§ TASK BRIEF
Each line containing the word "code" must be collected.

§ INFORMATION SHOWN
===============

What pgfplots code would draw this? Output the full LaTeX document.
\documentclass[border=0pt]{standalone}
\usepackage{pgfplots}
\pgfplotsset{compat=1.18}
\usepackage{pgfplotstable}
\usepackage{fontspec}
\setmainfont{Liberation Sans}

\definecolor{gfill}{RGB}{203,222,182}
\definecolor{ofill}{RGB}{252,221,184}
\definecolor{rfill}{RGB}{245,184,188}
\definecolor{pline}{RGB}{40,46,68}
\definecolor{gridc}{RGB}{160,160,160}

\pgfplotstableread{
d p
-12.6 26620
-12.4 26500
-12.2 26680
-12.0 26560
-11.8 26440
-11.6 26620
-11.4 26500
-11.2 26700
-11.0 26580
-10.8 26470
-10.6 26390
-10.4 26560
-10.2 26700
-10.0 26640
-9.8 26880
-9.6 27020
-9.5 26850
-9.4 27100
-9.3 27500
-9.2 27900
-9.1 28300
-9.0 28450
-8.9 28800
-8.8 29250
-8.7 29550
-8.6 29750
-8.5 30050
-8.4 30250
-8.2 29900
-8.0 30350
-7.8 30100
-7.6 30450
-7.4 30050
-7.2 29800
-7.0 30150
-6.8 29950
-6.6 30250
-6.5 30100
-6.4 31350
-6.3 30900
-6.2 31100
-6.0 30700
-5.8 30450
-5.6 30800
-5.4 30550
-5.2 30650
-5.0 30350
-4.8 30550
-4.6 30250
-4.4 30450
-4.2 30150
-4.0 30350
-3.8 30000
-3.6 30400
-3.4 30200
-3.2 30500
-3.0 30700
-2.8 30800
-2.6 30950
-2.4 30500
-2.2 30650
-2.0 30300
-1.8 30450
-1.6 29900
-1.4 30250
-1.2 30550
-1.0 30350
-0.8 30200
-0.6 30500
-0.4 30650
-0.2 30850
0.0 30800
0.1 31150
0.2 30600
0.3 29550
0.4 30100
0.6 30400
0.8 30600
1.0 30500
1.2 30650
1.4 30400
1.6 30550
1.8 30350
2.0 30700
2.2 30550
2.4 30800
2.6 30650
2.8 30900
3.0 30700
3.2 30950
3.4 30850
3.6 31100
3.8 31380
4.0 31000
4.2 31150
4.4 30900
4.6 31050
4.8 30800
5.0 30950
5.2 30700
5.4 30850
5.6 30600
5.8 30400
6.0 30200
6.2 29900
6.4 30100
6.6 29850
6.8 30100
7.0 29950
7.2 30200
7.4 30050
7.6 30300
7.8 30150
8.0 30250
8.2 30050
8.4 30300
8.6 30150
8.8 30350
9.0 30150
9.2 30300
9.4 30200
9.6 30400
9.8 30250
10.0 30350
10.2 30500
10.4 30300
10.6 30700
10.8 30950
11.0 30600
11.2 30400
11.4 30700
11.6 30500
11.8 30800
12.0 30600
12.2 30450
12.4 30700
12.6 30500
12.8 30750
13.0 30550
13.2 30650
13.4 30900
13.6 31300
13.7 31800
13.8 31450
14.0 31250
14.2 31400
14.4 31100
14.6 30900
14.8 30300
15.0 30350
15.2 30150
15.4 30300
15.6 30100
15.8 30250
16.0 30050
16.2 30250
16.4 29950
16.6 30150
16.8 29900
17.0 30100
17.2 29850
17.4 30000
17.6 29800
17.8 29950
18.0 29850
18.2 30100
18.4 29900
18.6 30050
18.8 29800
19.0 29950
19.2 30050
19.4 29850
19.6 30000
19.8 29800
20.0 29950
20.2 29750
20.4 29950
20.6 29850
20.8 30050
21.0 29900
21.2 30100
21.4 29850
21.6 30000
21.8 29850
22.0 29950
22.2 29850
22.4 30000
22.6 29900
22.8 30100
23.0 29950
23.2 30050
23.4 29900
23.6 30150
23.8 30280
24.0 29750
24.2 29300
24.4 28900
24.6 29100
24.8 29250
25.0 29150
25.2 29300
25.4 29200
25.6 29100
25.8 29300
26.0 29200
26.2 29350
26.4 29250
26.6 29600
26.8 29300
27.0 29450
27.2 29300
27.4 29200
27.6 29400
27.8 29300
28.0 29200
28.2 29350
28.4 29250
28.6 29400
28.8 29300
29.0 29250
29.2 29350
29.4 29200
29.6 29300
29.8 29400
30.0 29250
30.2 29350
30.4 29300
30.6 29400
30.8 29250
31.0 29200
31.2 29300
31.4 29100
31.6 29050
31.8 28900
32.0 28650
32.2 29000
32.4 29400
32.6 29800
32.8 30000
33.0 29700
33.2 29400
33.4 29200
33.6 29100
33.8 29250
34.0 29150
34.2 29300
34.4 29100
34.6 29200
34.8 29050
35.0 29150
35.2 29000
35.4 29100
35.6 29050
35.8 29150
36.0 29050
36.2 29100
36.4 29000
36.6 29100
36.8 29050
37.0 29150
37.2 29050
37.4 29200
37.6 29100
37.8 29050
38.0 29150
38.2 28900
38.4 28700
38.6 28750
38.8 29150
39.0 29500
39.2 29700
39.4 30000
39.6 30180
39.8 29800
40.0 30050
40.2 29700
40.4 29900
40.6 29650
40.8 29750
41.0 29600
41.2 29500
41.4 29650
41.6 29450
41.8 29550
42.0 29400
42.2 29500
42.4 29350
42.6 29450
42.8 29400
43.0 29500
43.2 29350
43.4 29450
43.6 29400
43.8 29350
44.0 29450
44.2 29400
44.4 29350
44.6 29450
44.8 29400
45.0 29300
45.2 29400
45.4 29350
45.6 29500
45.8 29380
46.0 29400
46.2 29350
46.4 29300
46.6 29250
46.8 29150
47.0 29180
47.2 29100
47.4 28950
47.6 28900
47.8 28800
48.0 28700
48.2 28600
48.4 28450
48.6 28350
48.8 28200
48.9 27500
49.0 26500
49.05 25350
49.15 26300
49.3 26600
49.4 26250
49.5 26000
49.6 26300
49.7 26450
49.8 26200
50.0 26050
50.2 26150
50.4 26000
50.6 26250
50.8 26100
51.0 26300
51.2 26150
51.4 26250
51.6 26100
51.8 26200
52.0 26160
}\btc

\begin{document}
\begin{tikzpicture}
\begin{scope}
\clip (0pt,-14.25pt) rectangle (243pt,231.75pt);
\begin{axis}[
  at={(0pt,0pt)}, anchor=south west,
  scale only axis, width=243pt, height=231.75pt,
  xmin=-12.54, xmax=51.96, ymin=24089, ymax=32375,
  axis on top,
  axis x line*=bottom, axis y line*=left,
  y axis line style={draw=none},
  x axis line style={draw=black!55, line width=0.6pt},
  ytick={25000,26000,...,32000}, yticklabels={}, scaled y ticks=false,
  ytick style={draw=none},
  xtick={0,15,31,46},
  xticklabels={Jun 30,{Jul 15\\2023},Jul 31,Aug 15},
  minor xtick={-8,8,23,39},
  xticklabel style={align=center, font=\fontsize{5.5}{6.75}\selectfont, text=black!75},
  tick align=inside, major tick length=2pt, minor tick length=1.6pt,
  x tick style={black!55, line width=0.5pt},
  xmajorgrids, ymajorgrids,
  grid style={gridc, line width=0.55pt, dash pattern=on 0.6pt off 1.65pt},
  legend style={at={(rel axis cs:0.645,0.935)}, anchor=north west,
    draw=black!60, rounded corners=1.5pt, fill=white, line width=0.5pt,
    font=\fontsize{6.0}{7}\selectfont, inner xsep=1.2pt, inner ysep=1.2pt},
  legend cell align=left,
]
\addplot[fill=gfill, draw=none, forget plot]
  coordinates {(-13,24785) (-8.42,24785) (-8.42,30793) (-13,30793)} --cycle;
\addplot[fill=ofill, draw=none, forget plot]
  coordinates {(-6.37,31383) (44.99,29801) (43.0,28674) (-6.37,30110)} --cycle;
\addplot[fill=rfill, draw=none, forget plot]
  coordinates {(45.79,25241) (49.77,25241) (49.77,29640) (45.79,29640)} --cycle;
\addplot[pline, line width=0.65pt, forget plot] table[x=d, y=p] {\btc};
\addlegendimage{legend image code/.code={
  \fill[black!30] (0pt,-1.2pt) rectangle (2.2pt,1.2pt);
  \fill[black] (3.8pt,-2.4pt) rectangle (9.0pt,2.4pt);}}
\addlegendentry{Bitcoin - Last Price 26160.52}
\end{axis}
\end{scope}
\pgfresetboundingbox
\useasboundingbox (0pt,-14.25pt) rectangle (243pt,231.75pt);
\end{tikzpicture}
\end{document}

===============

§ WRITTEN ANSWER
What pgfplots code would draw this? Output the full LaTeX document.
\addlegendimage{legend image code/.code={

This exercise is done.